__Stated goal__
Make an exact copy of the lines, leaving the pictures out.

__Data section__
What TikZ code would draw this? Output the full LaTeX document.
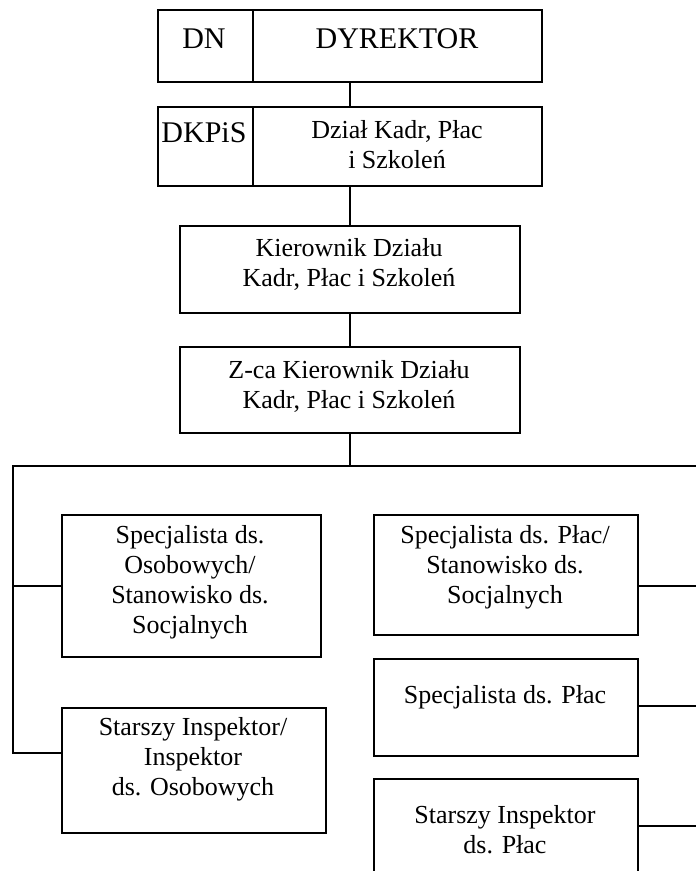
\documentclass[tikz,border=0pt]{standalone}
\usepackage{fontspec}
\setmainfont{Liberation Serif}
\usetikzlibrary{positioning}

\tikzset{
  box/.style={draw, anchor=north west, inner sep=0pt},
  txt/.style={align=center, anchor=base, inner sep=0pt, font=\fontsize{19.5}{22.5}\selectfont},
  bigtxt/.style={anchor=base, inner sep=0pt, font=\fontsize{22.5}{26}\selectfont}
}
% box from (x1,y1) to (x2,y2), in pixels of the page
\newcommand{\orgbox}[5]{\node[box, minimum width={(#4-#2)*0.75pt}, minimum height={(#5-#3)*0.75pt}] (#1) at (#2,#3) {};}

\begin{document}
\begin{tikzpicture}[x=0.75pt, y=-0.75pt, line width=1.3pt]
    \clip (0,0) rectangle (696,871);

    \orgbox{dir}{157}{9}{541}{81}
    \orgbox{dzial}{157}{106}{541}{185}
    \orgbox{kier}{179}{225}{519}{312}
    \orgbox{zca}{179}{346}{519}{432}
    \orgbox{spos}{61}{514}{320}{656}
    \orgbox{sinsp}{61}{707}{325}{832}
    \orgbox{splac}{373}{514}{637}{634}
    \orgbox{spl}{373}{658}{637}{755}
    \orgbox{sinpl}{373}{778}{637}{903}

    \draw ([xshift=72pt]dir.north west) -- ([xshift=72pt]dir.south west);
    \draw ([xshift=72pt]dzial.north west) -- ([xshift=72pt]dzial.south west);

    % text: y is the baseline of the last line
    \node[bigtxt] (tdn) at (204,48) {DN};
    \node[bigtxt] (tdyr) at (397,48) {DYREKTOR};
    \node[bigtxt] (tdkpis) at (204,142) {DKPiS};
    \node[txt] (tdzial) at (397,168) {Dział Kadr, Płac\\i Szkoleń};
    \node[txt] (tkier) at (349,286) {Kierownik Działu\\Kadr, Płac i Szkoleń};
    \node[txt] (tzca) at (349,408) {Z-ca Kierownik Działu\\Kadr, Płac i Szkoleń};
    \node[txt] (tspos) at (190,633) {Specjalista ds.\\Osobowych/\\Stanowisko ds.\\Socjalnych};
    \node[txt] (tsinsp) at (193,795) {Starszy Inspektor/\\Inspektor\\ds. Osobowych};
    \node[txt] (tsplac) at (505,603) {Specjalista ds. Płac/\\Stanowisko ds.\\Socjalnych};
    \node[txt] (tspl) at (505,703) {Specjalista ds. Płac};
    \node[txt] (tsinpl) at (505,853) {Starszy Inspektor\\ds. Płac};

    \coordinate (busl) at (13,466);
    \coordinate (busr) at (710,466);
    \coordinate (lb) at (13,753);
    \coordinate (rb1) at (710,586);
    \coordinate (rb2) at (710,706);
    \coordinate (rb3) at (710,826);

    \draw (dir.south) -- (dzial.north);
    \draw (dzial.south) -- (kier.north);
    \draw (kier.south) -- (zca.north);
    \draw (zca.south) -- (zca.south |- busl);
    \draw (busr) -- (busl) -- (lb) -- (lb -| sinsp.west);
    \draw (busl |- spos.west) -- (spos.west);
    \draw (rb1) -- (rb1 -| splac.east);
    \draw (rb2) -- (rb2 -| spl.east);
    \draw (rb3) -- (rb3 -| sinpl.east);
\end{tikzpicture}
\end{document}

__Task solution__
What TikZ code would draw this? Output the full LaTeX document.
\documentclass[tikz,border=0pt]{standalone}
\usepackage{fontspec}
\setmainfont{Liberation Serif}
\usetikzlibrary{positioning}

\tikzset{
  box/.style={draw, anchor=north west, inner sep=0pt},
  txt/.style={align=center, anchor=base, inner sep=0pt, font=\fontsize{19.5}{22.5}\selectfont},
  bigtxt/.style={anchor=base, inner sep=0pt, font=\fontsize{22.5}{26}\selectfont}
}
% box from (x1,y1) to (x2,y2), in pixels of the page
\newcommand{\orgbox}[5]{\node[box, minimum width={(#4-#2)*0.75pt}, minimum height={(#5-#3)*0.75pt}] (#1) at (#2,#3) {};}

\begin{document}
\begin{tikzpicture}[x=0.75pt, y=-0.75pt, line width=1.3pt]
    \clip (0,0) rectangle (696,871);

    \orgbox{dir}{157}{9}{541}{81}
    \orgbox{dzial}{157}{106}{541}{185}
    \orgbox{kier}{179}{225}{519}{312}
    \orgbox{zca}{179}{346}{519}{432}
    \orgbox{spos}{61}{514}{320}{656}
    \orgbox{sinsp}{61}{707}{325}{832}
    \orgbox{splac}{373}{514}{637}{634}
    \orgbox{spl}{373}{658}{637}{755}
    \orgbox{sinpl}{373}{778}{637}{903}

    \draw ([xshift=72pt]dir.north west) -- ([xshift=72pt]dir.south west);
    \draw ([xshift=72pt]dzial.north west) -- ([xshift=72pt]dzial.south west);

    % text: y is the baseline of the last line
    \node[bigtxt] (tdn) at (204,48) {DN};
    \node[bigtxt] (tdyr) at (397,48) {DYREKTOR};
    \node[bigtxt] (tdkpis) at (204,142) {DKPiS};
    \node[txt] (tdzial) at (397,168) {Dział Kadr, Płac\\i Szkoleń};
    \node[txt] (tkier) at (349,286) {Kierownik Działu\\Kadr, Płac i Szkoleń};
    \node[txt] (tzca) at (349,408) {Z-ca Kierownik Działu\\Kadr, Płac i Szkoleń};
    \node[txt] (tspos) at (190,633) {Specjalista ds.\\Osobowych/\\Stanowisko ds.\\Socjalnych};
    \node[txt] (tsinsp) at (193,795) {Starszy Inspektor/\\Inspektor\\ds. Osobowych};
    \node[txt] (tsplac) at (505,603) {Specjalista ds. Płac/\\Stanowisko ds.\\Socjalnych};
    \node[txt] (tspl) at (505,703) {Specjalista ds. Płac};
    \node[txt] (tsinpl) at (505,853) {Starszy Inspektor\\ds. Płac};

    \coordinate (busl) at (13,466);
    \coordinate (busr) at (710,466);
    \coordinate (lb) at (13,753);
    \coordinate (rb1) at (710,586);
    \coordinate (rb2) at (710,706);
    \coordinate (rb3) at (710,826);

    \draw (dir.south) -- (dzial.north);
    \draw (dzial.south) -- (kier.north);
    \draw (kier.south) -- (zca.north);
    \draw (zca.south) -- (zca.south |- busl);
    \draw (busr) -- (busl) -- (lb) -- (lb -| sinsp.west);
    \draw (busl |- spos.west) -- (spos.west);
    \draw (rb1) -- (rb1 -| splac.east);
    \draw (rb2) -- (rb2 -| spl.east);
    \draw (rb3) -- (rb3 -| sinpl.east);
\end{tikzpicture}
\end{document}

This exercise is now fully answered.